The discussion of the bear attack in Second Kings 2:23-24 Case for Faith illustrates pretty well my problems with the books. Here’s the excerpt:

And [the Prophet Elisha] went up from thence unto Bethel: and as he was going up by the way, there came forth little children out of the city, and mocked him, and said unto him, Go up, thou bald head; go up, thou bald head.
And he turned back, and looked on them, and cursed them in the name of the LORD. And there came forth two she bears out of the wood, and tare forty and two children of them.

Strobel asks Norman Geiser to defend the passage and Geisler advances a couple of arguments:
  1. The KVJ is wrong to use the phrase ‘little children,’ the phrase should be translated as ‘youths’ or ‘young men.’  Thus, they were old enough to pose a threat.
  2. The ‘bald head’ remark was a slur that likened Elisha to a leper, and to compare a prophet to an unclean person like a leper was extremely insulting.
  3. The cries for Elisha to ‘go up’ are a reference to Elijah being taken up to heaven.  The youths are taunting Elisha as less holy than Elijah, another insult.
  4. The teenagers’ taunts undermined God’s authority, so their deaths served as a warning to all of Samaria.  If people had heeded this warning and repented, their deaths would have been an act of mercy to save their people.
  5. God gives everyone life, so it is His to take away as he pleases, in any circumstance that serves his end.
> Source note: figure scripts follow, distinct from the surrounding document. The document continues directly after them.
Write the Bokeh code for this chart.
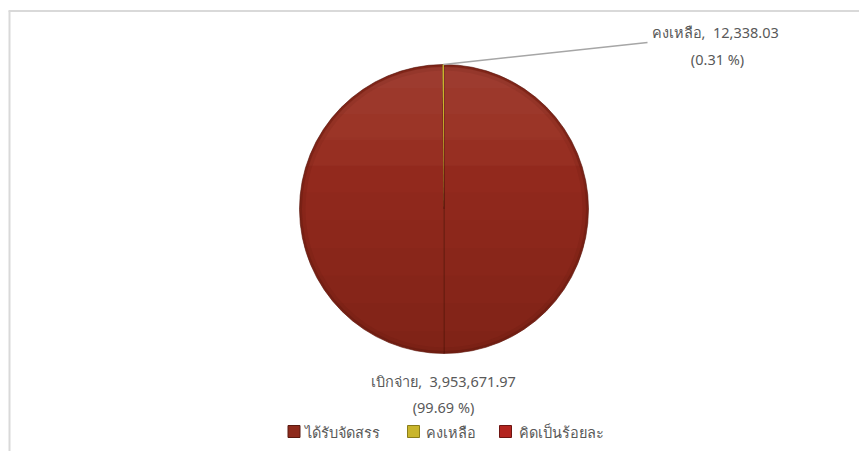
import numpy as np
from bokeh.plotting import figure
from bokeh.models import Range1d, ColumnDataSource
from bokeh.core.properties import value
from bokeh.embed import file_html
from bokeh.resources import INLINE

# ---- data ----
slice_names = ["ได้รับจัดสรร", "เบิกจ่าย", "คงเหลือ"]
slice_values = [3966010.00, 3953671.97, 12338.03]
slice_colors = ["#982d1f", "#982d1f", "#c9b42a"]
label_pcts = [None, 99.69, 0.31]
legend_labels = ["ได้รับจัดสรร", "คงเหลือ", "คิดเป็นร้อยละ"]
legend_colors = ["#8e2a1c", "#c9b52b", "#b3241f"]
legend_lines = ["#5a1a10", "#8a7d1a", "#6e1512"]

FONT = "Noto Sans"
TXT = "#595959"

W, H = 859, 451
p = figure(width=W, height=H, x_range=Range1d(0, W), y_range=Range1d(0, H),
           output_backend="svg", toolbar_location=None,
           min_border=0, min_border_left=0, min_border_right=0,
           min_border_top=0, min_border_bottom=0)
p.axis.visible = False
p.grid.visible = False
p.outline_line_color = None
p.background_fill_color = "white"

# chart area border (left & top visible)
p.line([9, 9], [0, 440.5], line_color="#d9d9d9", line_width=2)
p.line([8, W], [440.5, 440.5], line_color="#d9d9d9", line_width=2)

# ---- pie ----
cx, cy, r = 443.5, 242.5, 144.5
vals = np.array(slice_values)
frac = vals / vals.sum()
ends = np.pi / 2 - 2 * np.pi * np.cumsum(frac)
starts = np.concatenate([[np.pi / 2], ends[:-1]])
src = ColumnDataSource(dict(start=starts, end=ends, color=slice_colors))
p.wedge(x=cx, y=cy, radius=r, start_angle="start", end_angle="end",
        direction="clock", fill_color="color", line_color="#5e1a10",
        line_width=1, line_alpha=0.6, source=src)

# vertical shading: circular segments below successive levels, darkening
for lvl in np.linspace(0.5, -0.85, 8):
    a0 = np.arcsin(lvl)
    th = np.linspace(np.pi - a0, 2 * np.pi + a0, 80)
    xs = cx + (r - 1) * np.cos(th)
    ys = cy + (r - 1) * np.sin(th)
    p.patch(xs, ys, fill_color="#2a0804", fill_alpha=0.022, line_color=None)
# lighter top
for lvl in np.linspace(0.3, 0.85, 4):
    a0 = np.arcsin(lvl)
    th = np.linspace(a0, np.pi - a0, 60)
    xs = cx + (r - 2) * np.cos(th)
    ys = cy + (r - 2) * np.sin(th)
    p.patch(xs, ys, fill_color="#ffffff", fill_alpha=0.02, line_color=None)
# bevel edge
p.annular_wedge(x=cx, y=cy, inner_radius=r - 6, outer_radius=r,
                start_angle=0, end_angle=2 * np.pi, fill_color="#3a0d06",
                fill_alpha=0.08, line_color=None)
p.annular_wedge(x=cx, y=cy, inner_radius=r - 2.5, outer_radius=r,
                start_angle=0, end_angle=2 * np.pi, fill_color="#3a0d06",
                fill_alpha=0.18, line_color=None)
# redraw small slice on top so it stays visible
p.wedge(x=cx, y=cy, radius=r, start_angle=starts[2], end_angle=ends[2],
        direction="clock", fill_color=slice_colors[2], line_color=None)

# ---- data labels ----
mid_rem = (starts[2] + ends[2]) / 2
lx0, ly0 = cx + r * np.cos(mid_rem), cy + r * np.sin(mid_rem)
p.line([lx0, 647], [ly0, 409], line_color="#a6a6a6", line_width=1.5)

SP = "\u00a0\u00a0"
rem_txt = f"{slice_names[2]},{SP}{slice_values[2]:,.2f}"
rem_pct = f"({label_pcts[2]:.2f} %)"
spent_txt = f"{slice_names[1]},{SP}{slice_values[1]:,.2f}"
spent_pct = f"({label_pcts[1]:.2f} %)"

common = dict(text_font=value(FONT), text_font_size="14.5px", text_color=TXT,
              text_baseline="middle")
p.text(x=[651], y=[420], text=[rem_txt], text_align="left", **common)
p.text(x=[717], y=[393], text=[rem_pct], text_align="center", **common)
p.text(x=[443], y=[71], text=[spent_txt], text_align="center", **common)
p.text(x=[443], y=[45], text=[spent_pct], text_align="center", **common)

# ---- legend (manual) ----
sw_x = [293.5, 413, 505]
tx_x = [304, 425, 518]
leg_y = 20
p.rect(x=sw_x, y=[leg_y] * 3, width=12, height=12, fill_color=legend_colors,
       line_color=legend_lines, line_width=1)
p.text(x=tx_x, y=[leg_y] * 3, text=legend_labels, text_align="left", **common)

open("out.html", "w").write(file_html(p, INLINE))
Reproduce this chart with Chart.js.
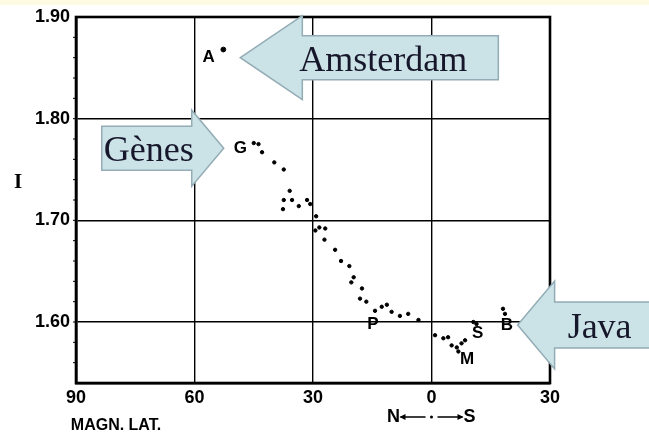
<!DOCTYPE html>
<html>
<head>
<meta charset="utf-8">
<script src="https://cdn.jsdelivr.net/npm/chart.js@4/dist/chart.umd.min.js"></script>
<style>
  html, body { margin: 0; padding: 0; background: #ffffff; }
  #wrap { width: 649px; height: 436px; position: relative; }
</style>
</head>
<body>
<div id="wrap"><canvas id="c"></canvas></div>
<script>
// Magnetic latitude (N positive, S negative) and intensity values
const stationA = [{ x: 52.7, y: 1.868 }];
const latitudes = [45.0, 43.8, 42.9, 39.8, 37.4, 35.9, 37.4, 37.6, 35.3, 33.6, 31.5, 30.7, 29.2,
  29.4, 28.4, 26.9, 27.1, 24.4, 22.9, 20.8, 19.7, 20.3, 17.6, 18.1, 16.5, 14.3, 12.6, 11.3,
  10.1, 8.0, 5.9, 3.3, -0.9, -3.0, -4.2, -5.1, -6.4, -7.6, -6.8, -8.5, -10.6, -11.4, -18.1, -18.6];
const intensities = [1.776, 1.775, 1.767, 1.757, 1.750, 1.729, 1.720, 1.711, 1.720, 1.714, 1.720, 1.716, 1.704,
  1.690, 1.693, 1.692, 1.681, 1.671, 1.660, 1.655, 1.644, 1.639, 1.633, 1.623, 1.620, 1.611, 1.615, 1.617,
  1.610, 1.606, 1.608, 1.602, 1.587, 1.584, 1.585, 1.577, 1.575, 1.579, 1.571, 1.582, 1.600, 1.598, 1.613, 1.608];

const xTicks = [90, 60, 30, 0, -30];
const yTicks = [1.60, 1.70, 1.80, 1.90];

// Station letters placed next to their points
const stationLetters = ['A', 'G', 'P', 'S', 'M', 'B'];
const letterLat = [56.4, 48.4, 14.8, -11.7, -9.0, -19.1];
const letterInt = [1.860, 1.771, 1.598, 1.589, 1.563, 1.597];

// Callout arrows: label, tip position (data units), direction
const calloutText = ['Amsterdam', 'Gènes', 'Java'];
const calloutTipLat = [48.4, 52.6, -21.8];
const calloutTipInt = [1.860, 1.771, 1.597];
const calloutDir = ['left', 'right', 'left'];

const points = latitudes.map((x, i) => ({ x, y: intensities[i] }));

const tickFont = { family: '"Liberation Sans Narrow", "Liberation Sans", Arial, sans-serif', size: 18, weight: 'bold' };

const overlay = {
  id: 'overlay',
  beforeDraw(chart) {
    const ctx = chart.ctx;
    ctx.save();
    ctx.fillStyle = '#ffffff';
    ctx.fillRect(0, 0, chart.width, chart.height);
    ctx.fillStyle = '#fdfbe2';
    ctx.fillRect(0, 0, chart.width, 5);
    ctx.restore();
  },
  afterDatasetsDraw(chart) {
    const ctx = chart.ctx;
    const area = chart.chartArea;
    const xs = chart.scales.x, ys = chart.scales.y;
    ctx.save();

    // heavy frame
    ctx.strokeStyle = '#000';
    ctx.lineWidth = 2.6;
    ctx.strokeRect(area.left, area.top, area.right - area.left, area.bottom - area.top);

    // small outer ticks on the left frame
    ctx.lineWidth = 1;
    for (let v = 1.56; v < 1.9; v += 0.02) {
      const py = ys.getPixelForValue(v);
      ctx.beginPath();
      ctx.moveTo(area.left - 3, py);
      ctx.lineTo(area.left, py);
      ctx.stroke();
    }

    // station letters
    ctx.fillStyle = '#000';
    ctx.font = 'bold 17px "Liberation Sans", Arial, sans-serif';
    ctx.textAlign = 'center';
    ctx.textBaseline = 'middle';
    stationLetters.forEach((t, i) => {
      ctx.fillText(t, xs.getPixelForValue(letterLat[i]), ys.getPixelForValue(letterInt[i]));
    });

    // axis captions
    ctx.font = 'bold 16px ' + tickFont.family;
    ctx.fillText('MAGN. LAT.', area.left + 40, 426);
    const x0 = xs.getPixelForValue(0);
    ctx.font = 'bold 18px ' + tickFont.family;
    ctx.fillText('N', x0 - 38, 417);
    ctx.fillText('S', x0 + 38, 417);
    ctx.lineWidth = 1.6;
    ctx.beginPath();
    ctx.moveTo(x0 - 31, 417); ctx.lineTo(x0 - 6, 417);
    ctx.moveTo(x0 + 6, 417); ctx.lineTo(x0 + 31, 417);
    ctx.stroke();
    ctx.beginPath();
    ctx.moveTo(x0 - 32, 417); ctx.lineTo(x0 - 26, 414); ctx.lineTo(x0 - 26, 420); ctx.closePath();
    ctx.moveTo(x0 + 32, 417); ctx.lineTo(x0 + 26, 414); ctx.lineTo(x0 + 26, 420); ctx.closePath();
    ctx.fill();
    ctx.beginPath();
    ctx.arc(x0, 417, 1.5, 0, Math.PI * 2);
    ctx.fill();
    ctx.font = 'bold 21px "Liberation Serif", serif';
    ctx.fillText('I', 18, 183);

    // callout arrows
    const shapes = [
      { headLen: 62, headHalf: 42, bodyHalf: 22, bodyLen: 196, textDx: 143 },
      { headLen: 32, headHalf: 38, bodyHalf: 22, bodyLen: 90, textDx: -75 },
      { headLen: 37, headHalf: 44, bodyHalf: 23, bodyLen: 120, textDx: 82 }
    ];
    calloutText.forEach((label, i) => {
      const s = shapes[i];
      const tx = xs.getPixelForValue(calloutTipLat[i]);
      const ty = ys.getPixelForValue(calloutTipInt[i]);
      const d = calloutDir[i] === 'left' ? 1 : -1;
      const hb = tx + d * s.headLen;
      const be = hb + d * s.bodyLen;
      ctx.beginPath();
      ctx.moveTo(tx, ty);
      ctx.lineTo(hb, ty - s.headHalf);
      ctx.lineTo(hb, ty - s.bodyHalf);
      ctx.lineTo(be, ty - s.bodyHalf);
      ctx.lineTo(be, ty + s.bodyHalf);
      ctx.lineTo(hb, ty + s.bodyHalf);
      ctx.lineTo(hb, ty + s.headHalf);
      ctx.closePath();
      ctx.fillStyle = '#cbe2e7';
      ctx.fill();
      ctx.strokeStyle = '#93acb5';
      ctx.lineWidth = 1.5;
      ctx.stroke();
      ctx.fillStyle = '#17172c';
      ctx.font = '36px "Liberation Serif", "Times New Roman", serif';
      ctx.textAlign = 'center';
      ctx.textBaseline = 'alphabetic';
      ctx.fillText(label, tx + s.textDx, ty + 13);
    });

    ctx.restore();
  }
};

new Chart(document.getElementById('c'), {
  type: 'scatter',
  data: {
    datasets: [
      { data: stationA, backgroundColor: '#000', borderColor: '#000', pointRadius: 2.4, pointStyle: 'circle' },
      { data: points, backgroundColor: '#000', borderColor: '#000', pointRadius: 1.7, pointStyle: 'circle' }
    ]
  },
  options: {
    responsive: true,
    maintainAspectRatio: false,
    animation: false,
    layout: { padding: { top: 17, right: 99, left: 0, bottom: 0 } },
    plugins: { legend: { display: false }, tooltip: { enabled: false } },
    scales: {
      x: {
        type: 'linear', min: -30, max: 90, reverse: true,
        afterBuildTicks: (ax) => { ax.ticks = xTicks.map(v => ({ value: v })); },
        afterFit: (ax) => { ax.height = 53; },
        ticks: { color: '#000', font: tickFont, padding: 4, callback: (v) => String(Math.abs(v)) },
        grid: { color: '#000', lineWidth: 1.4, drawTicks: false },
        border: { color: '#000', width: 2.6 }
      },
      y: {
        type: 'linear', min: 1.54, max: 1.90,
        afterBuildTicks: (ax) => { ax.ticks = yTicks.map(v => ({ value: v })); },
        afterFit: (ax) => { ax.width = 76; },
        ticks: { color: '#000', font: tickFont, padding: 6, callback: (v) => Number(v).toFixed(2) },
        grid: { color: '#000', lineWidth: 1.4, drawTicks: false },
        border: { color: '#000', width: 2.6 }
      }
    }
  },
  plugins: [overlay]
});
</script>
</body>
</html>
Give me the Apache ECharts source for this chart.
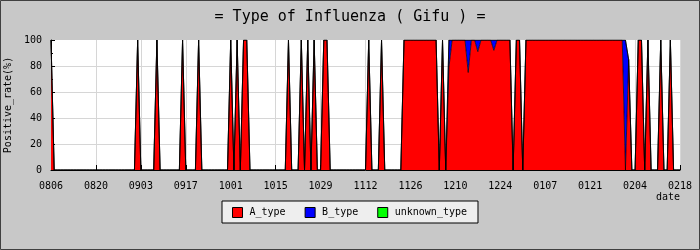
<!DOCTYPE html>
<html>
<head>
<meta charset="utf-8">
<script src="https://cdn.jsdelivr.net/npm/echarts@6/dist/echarts.min.js"></script>
<style>
html,body{margin:0;padding:0;background:#c8c8c8;}
#chart{width:700px;height:250px;}
</style>
</head>
<body>
<div id="chart"></div>
<script>
// x-axis: day index 0 = 08/06 ... 196 = 02/18 (one value per day)
const tickLabels = ['0806','0820','0903','0917','1001','1015','1029','1112','1126','1210','1224','0107','0121','0204','0218'];
const seriesNames = ['A_type','B_type','unknown_type'];

// A_type positive rate (%) per day, rows of 14 days starting at each tick date
const aType = [
  100,0,0,0,0,0,0,0,0,0,0,0,0,0,
  0,0,0,0,0,0,0,0,0,0,0,0,0,100,
  0,0,0,0,0,100,0,0,0,0,0,0,0,100,
  0,0,0,0,100,0,0,0,0,0,0,0,0,0,
  100,0,100,0,100,100,0,0,0,0,0,0,0,0,
  0,0,0,0,100,0,0,0,100,0,100,0,100,0,
  0,100,100,0,0,0,0,0,0,0,0,0,0,0,
  0,100,0,0,0,100,0,0,0,0,0,0,100,100,
  100,100,100,100,100,100,100,100,100,0,100,0,79,100,
  100,100,100,100,75,100,100,91,100,100,100,100,92,100,
  100,100,100,100,0,100,100,0,100,100,100,100,100,100,
  100,100,100,100,100,100,100,100,100,100,100,100,100,100,
  100,100,100,100,100,100,100,100,100,100,100,0,85,0,
  0,100,100,0,100,0,0,0,100,0,0,100,0,0,
  0
];

// B_type positive rate (%) per day
const bType = [
  0,0,0,0,0,0,0,0,0,0,0,0,0,0,
  0,0,0,0,0,0,0,0,0,0,0,0,0,0,
  0,0,0,0,0,0,0,0,0,0,0,0,0,0,
  0,0,0,0,0,0,0,0,0,0,0,0,0,0,
  0,0,0,0,0,0,0,0,0,0,0,0,0,0,
  0,0,0,0,0,0,0,0,0,0,0,0,0,0,
  0,0,0,0,0,0,0,0,0,0,0,0,0,0,
  0,0,0,0,0,0,0,0,0,0,0,0,0,0,
  0,0,0,0,0,0,0,0,0,0,0,0,21,0,
  0,0,0,0,25,0,0,9,0,0,0,0,8,0,
  0,0,0,0,0,0,0,0,0,0,0,0,0,0,
  0,0,0,0,0,0,0,0,0,0,0,0,0,0,
  0,0,0,0,0,0,0,0,0,0,0,100,0,0,
  0,0,0,0,0,0,0,0,0,0,0,0,0,0,
  0
];

// unknown_type positive rate (%) per day
const unknownType = [
  0,0,0,0,0,0,0,0,0,0,0,0,0,0,
  0,0,0,0,0,0,0,0,0,0,0,0,0,0,
  0,0,0,0,0,0,0,0,0,0,0,0,0,0,
  0,0,0,0,0,0,0,0,0,0,0,0,0,0,
  0,0,0,0,0,0,0,0,0,0,0,0,0,0,
  0,0,0,0,0,0,0,0,0,0,0,0,0,0,
  0,0,0,0,0,0,0,0,0,0,0,0,0,0,
  0,0,0,0,0,0,0,0,0,0,0,0,0,0,
  0,0,0,0,0,0,0,0,0,0,0,0,0,0,
  0,0,0,0,0,0,0,0,0,0,0,0,0,0,
  0,0,0,0,0,0,0,0,0,0,0,0,0,0,
  0,0,0,0,0,0,0,0,0,0,0,0,0,0,
  0,0,0,0,0,0,0,0,0,0,0,0,0,0,
  0,0,0,0,0,0,0,0,0,0,0,0,0,0,
  0
];

const seriesColors = ['#ff0000','#0000ff','#00ff00'];
const FONT = 'DejaVu Sans Mono';
const DAYS_PER_TICK = 14;

const chart = echarts.init(document.getElementById('chart'), null, {renderer:'canvas'});
const values = [aType, bType, unknownType];
const dayIndex = aType.map(function (_, i) { return String(i); });

const option = {
  backgroundColor: '#c8c8c8',
  animation: false,
  title: {
    text: '= Type of Influenza ( Gifu ) =',
    left: 'center',
    top: 5,
    textStyle: {fontFamily: FONT, fontSize: 15, fontWeight: 'normal', color: '#000'}
  },
  grid: {
    left: 51, right: 20, top: 40, bottom: 80,
    outerBoundsMode: 'none',
    containLabel: false,
    show: true, backgroundColor: '#ffffff', borderWidth: 0
  },
  legend: {
    data: seriesNames,
    left: 222, top: 201,
    icon: 'rect',
    itemWidth: 10, itemHeight: 10, itemGap: 19,
    backgroundColor: '#eeeeee',
    borderColor: '#000', borderWidth: 1,
    padding: [6, 11, 5, 10],
    itemStyle: {borderColor: '#000', borderWidth: 1},
    textStyle: {fontFamily: FONT, fontSize: 10, color: '#000', padding: [0,0,0,2]}
  },
  xAxis: {
    type: 'category',
    data: dayIndex,
    boundaryGap: false,
    name: 'date',
    nameLocation: 'end',
    nameGap: 0,
    nameTextStyle: {fontFamily: FONT, fontSize: 10, color: '#000', align: 'right', verticalAlign: 'top', padding: [22, 0, 0, 0]},
    axisLine: {show: true, lineStyle: {color: '#000', width: 1}},
    axisTick: {show: true, inside: true, length: 5, interval: DAYS_PER_TICK - 1, lineStyle: {color: '#000'}},
    axisLabel: {
      fontFamily: FONT, fontSize: 10, color: '#000', margin: 11,
      interval: DAYS_PER_TICK - 1,
      formatter: function (v, idx) { return tickLabels[Math.round(idx / DAYS_PER_TICK)]; }
    },
    splitLine: {show: true, interval: DAYS_PER_TICK - 1, lineStyle: {color: '#d6d6d6', width: 1}}
  },
  yAxis: {
    type: 'value',
    min: 0, max: 100, interval: 20,
    name: 'Positive_rate(%)',
    nameLocation: 'middle',
    nameGap: 30,
    nameRotate: 90,
    nameTextStyle: {fontFamily: FONT, fontSize: 10, color: '#000'},
    axisLine: {show: true, lineStyle: {color: '#000', width: 1}},
    axisTick: {show: true, inside: true, length: 4, lineStyle: {color: '#000'}},
    minorTick: {show: true, splitNumber: 2, length: 2, lineStyle: {color: '#000'}},
    axisLabel: {fontFamily: FONT, fontSize: 10, color: '#000', margin: 9},
    splitLine: {show: true, lineStyle: {color: ['#d6d6d6','#d6d6d6','#d6d6d6','#d6d6d6','#d6d6d6','rgba(0,0,0,0)'], width: 1}}
  },
  series: seriesNames.map(function (name, k) {
    return {
      name: name,
      type: 'line',
      stack: 'rate',
      color: seriesColors[k],
      symbol: 'none',
      showSymbol: false,
      lineStyle: {color: '#000', width: 0.7},
      areaStyle: {color: seriesColors[k], opacity: 1},
      data: values[k]
    };
  }),
  graphic: [{
    type: 'rect',
    silent: true,
    z: 100,
    shape: {x: 0.5, y: 0.5, width: 699, height: 249},
    style: {fill: 'none', stroke: '#404040', lineWidth: 1}
  }]
};
chart.setOption(option);
</script>
</body>
</html>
Strobel hears all these arguments, and his reaction is:

“Then it’s a misreading of the original text to see these as mere children,” I said.

Geisler’s answers had deflated much of the case against God’s character by bringing some balance and context to understanding his apparent intent in these controversial episodes.

At the very least, he might have asked Geisler or another biblical scholar why the KJV translated the phrase differently, rather than immediately accept Geisler’s assertion, which was not accompanied by an explanation. He might also have asked why Geisler believed that ‘bald head’ and the other slurs were necessarily attacks on God rather than casual taunts.

He really ought to have pushed Geisler on his final point, which implies that God could never take a life unjustly, since all lives belong to him by virtue of His creating them.  By that logic, any creator god would never be guilty of an unjust smiting, since life was theirs to remove as they wished.

Strobel’s approach could be interesting if his books were written by an atheist or a journalist of any faith who was willing to ask tough questions and give both sides a fair hearing.  As is, the books are considerably less interesting and challenging than the works of the apologists he interviews.